---------- Given information
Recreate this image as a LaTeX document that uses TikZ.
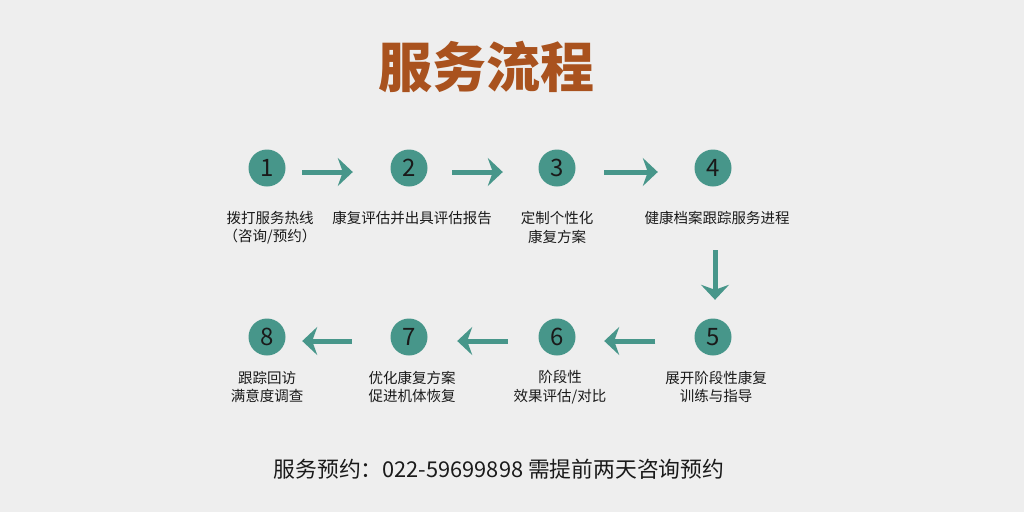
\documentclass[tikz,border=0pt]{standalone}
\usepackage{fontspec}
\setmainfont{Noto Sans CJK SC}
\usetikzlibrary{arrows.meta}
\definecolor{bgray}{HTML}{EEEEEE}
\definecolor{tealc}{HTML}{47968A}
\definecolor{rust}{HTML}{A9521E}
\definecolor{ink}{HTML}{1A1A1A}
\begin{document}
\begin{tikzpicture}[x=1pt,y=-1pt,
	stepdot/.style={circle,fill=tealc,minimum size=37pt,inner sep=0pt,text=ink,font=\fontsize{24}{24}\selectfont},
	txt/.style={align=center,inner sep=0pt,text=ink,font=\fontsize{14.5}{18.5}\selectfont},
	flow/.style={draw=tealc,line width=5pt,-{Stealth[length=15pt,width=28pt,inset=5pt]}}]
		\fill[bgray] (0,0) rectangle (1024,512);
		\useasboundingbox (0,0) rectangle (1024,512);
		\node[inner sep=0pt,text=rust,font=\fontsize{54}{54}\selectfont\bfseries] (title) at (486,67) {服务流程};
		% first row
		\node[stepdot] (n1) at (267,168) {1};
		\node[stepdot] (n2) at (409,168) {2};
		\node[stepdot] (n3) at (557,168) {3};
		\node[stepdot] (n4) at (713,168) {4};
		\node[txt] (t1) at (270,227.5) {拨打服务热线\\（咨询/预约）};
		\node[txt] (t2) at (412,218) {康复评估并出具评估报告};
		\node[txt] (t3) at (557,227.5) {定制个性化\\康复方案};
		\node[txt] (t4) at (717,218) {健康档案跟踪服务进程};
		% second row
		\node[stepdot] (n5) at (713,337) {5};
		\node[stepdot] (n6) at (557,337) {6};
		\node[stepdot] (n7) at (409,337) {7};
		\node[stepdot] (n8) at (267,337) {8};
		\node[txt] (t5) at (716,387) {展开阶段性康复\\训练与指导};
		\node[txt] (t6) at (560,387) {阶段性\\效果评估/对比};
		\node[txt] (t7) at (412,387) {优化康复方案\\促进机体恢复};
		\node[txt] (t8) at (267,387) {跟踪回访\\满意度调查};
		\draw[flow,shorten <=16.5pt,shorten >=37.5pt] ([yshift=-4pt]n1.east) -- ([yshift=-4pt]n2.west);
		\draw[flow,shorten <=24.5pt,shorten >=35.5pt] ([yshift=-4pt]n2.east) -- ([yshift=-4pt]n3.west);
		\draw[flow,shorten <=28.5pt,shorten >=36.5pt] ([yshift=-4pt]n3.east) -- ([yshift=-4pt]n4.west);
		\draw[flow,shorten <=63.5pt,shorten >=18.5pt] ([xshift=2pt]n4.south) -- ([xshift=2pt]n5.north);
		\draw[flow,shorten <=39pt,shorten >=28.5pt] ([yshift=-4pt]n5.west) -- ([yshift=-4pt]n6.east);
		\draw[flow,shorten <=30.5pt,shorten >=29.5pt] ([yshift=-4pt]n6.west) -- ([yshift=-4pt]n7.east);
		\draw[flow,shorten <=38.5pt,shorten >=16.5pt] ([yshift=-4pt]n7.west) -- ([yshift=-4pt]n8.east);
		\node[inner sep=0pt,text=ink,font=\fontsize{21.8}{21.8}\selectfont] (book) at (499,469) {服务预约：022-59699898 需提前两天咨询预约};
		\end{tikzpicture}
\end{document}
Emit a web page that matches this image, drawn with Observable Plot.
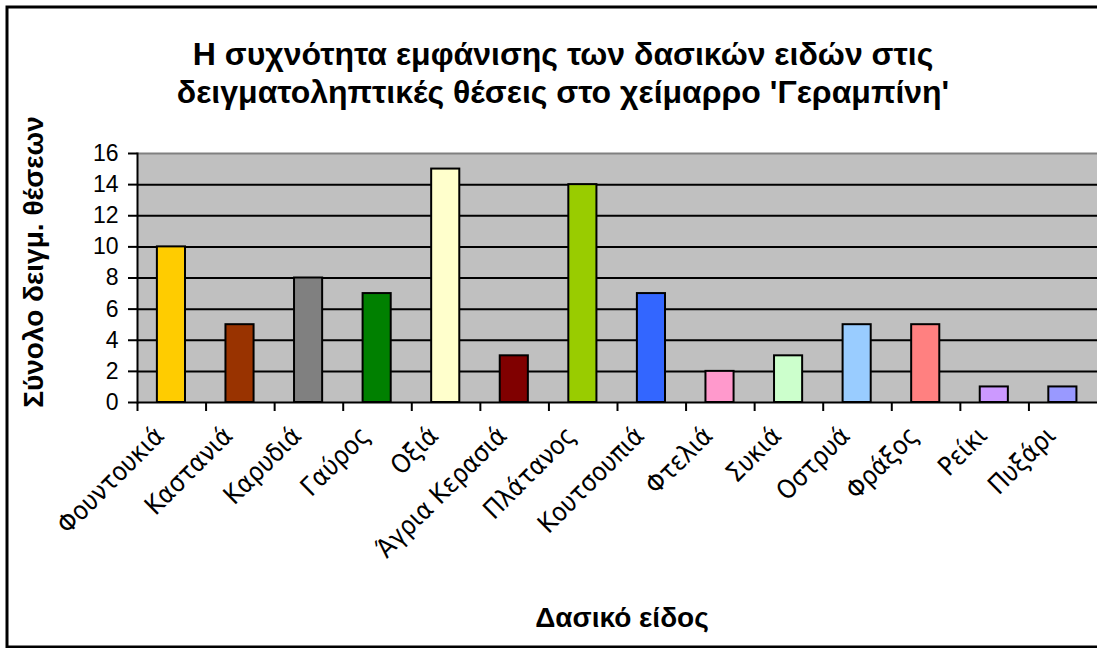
--------------------
Given problem: From the listing, extract all text exactly as given and drop any picture.

Complete response:
Recreate this image as a LaTeX document that uses TikZ.
\documentclass[tikz,border=0pt]{standalone}
\usepackage{fontspec}
\setmainfont{Noto Sans CJK SC}
\usetikzlibrary{arrows.meta}
\definecolor{bgray}{HTML}{EEEEEE}
\definecolor{tealc}{HTML}{47968A}
\definecolor{rust}{HTML}{A9521E}
\definecolor{ink}{HTML}{1A1A1A}
\begin{document}
\begin{tikzpicture}[x=1pt,y=-1pt,
	stepdot/.style={circle,fill=tealc,minimum size=37pt,inner sep=0pt,text=ink,font=\fontsize{24}{24}\selectfont},
	txt/.style={align=center,inner sep=0pt,text=ink,font=\fontsize{14.5}{18.5}\selectfont},
	flow/.style={draw=tealc,line width=5pt,-{Stealth[length=15pt,width=28pt,inset=5pt]}}]
		\fill[bgray] (0,0) rectangle (1024,512);
		\useasboundingbox (0,0) rectangle (1024,512);
		\node[inner sep=0pt,text=rust,font=\fontsize{54}{54}\selectfont\bfseries] (title) at (486,67) {服务流程};
		% first row
		\node[stepdot] (n1) at (267,168) {1};
		\node[stepdot] (n2) at (409,168) {2};
		\node[stepdot] (n3) at (557,168) {3};
		\node[stepdot] (n4) at (713,168) {4};
		\node[txt] (t1) at (270,227.5) {拨打服务热线\\（咨询/预约）};
		\node[txt] (t2) at (412,218) {康复评估并出具评估报告};
		\node[txt] (t3) at (557,227.5) {定制个性化\\康复方案};
		\node[txt] (t4) at (717,218) {健康档案跟踪服务进程};
		% second row
		\node[stepdot] (n5) at (713,337) {5};
		\node[stepdot] (n6) at (557,337) {6};
		\node[stepdot] (n7) at (409,337) {7};
		\node[stepdot] (n8) at (267,337) {8};
		\node[txt] (t5) at (716,387) {展开阶段性康复\\训练与指导};
		\node[txt] (t6) at (560,387) {阶段性\\效果评估/对比};
		\node[txt] (t7) at (412,387) {优化康复方案\\促进机体恢复};
		\node[txt] (t8) at (267,387) {跟踪回访\\满意度调查};
		\draw[flow,shorten <=16.5pt,shorten >=37.5pt] ([yshift=-4pt]n1.east) -- ([yshift=-4pt]n2.west);
		\draw[flow,shorten <=24.5pt,shorten >=35.5pt] ([yshift=-4pt]n2.east) -- ([yshift=-4pt]n3.west);
		\draw[flow,shorten <=28.5pt,shorten >=36.5pt] ([yshift=-4pt]n3.east) -- ([yshift=-4pt]n4.west);
		\draw[flow,shorten <=63.5pt,shorten >=18.5pt] ([xshift=2pt]n4.south) -- ([xshift=2pt]n5.north);
		\draw[flow,shorten <=39pt,shorten >=28.5pt] ([yshift=-4pt]n5.west) -- ([yshift=-4pt]n6.east);
		\draw[flow,shorten <=30.5pt,shorten >=29.5pt] ([yshift=-4pt]n6.west) -- ([yshift=-4pt]n7.east);
		\draw[flow,shorten <=38.5pt,shorten >=16.5pt] ([yshift=-4pt]n7.west) -- ([yshift=-4pt]n8.east);
		\node[inner sep=0pt,text=ink,font=\fontsize{21.8}{21.8}\selectfont] (book) at (499,469) {服务预约：022-59699898 需提前两天咨询预约};
		\end{tikzpicture}
\end{document}
Emit a web page that matches this image, drawn with Observable Plot.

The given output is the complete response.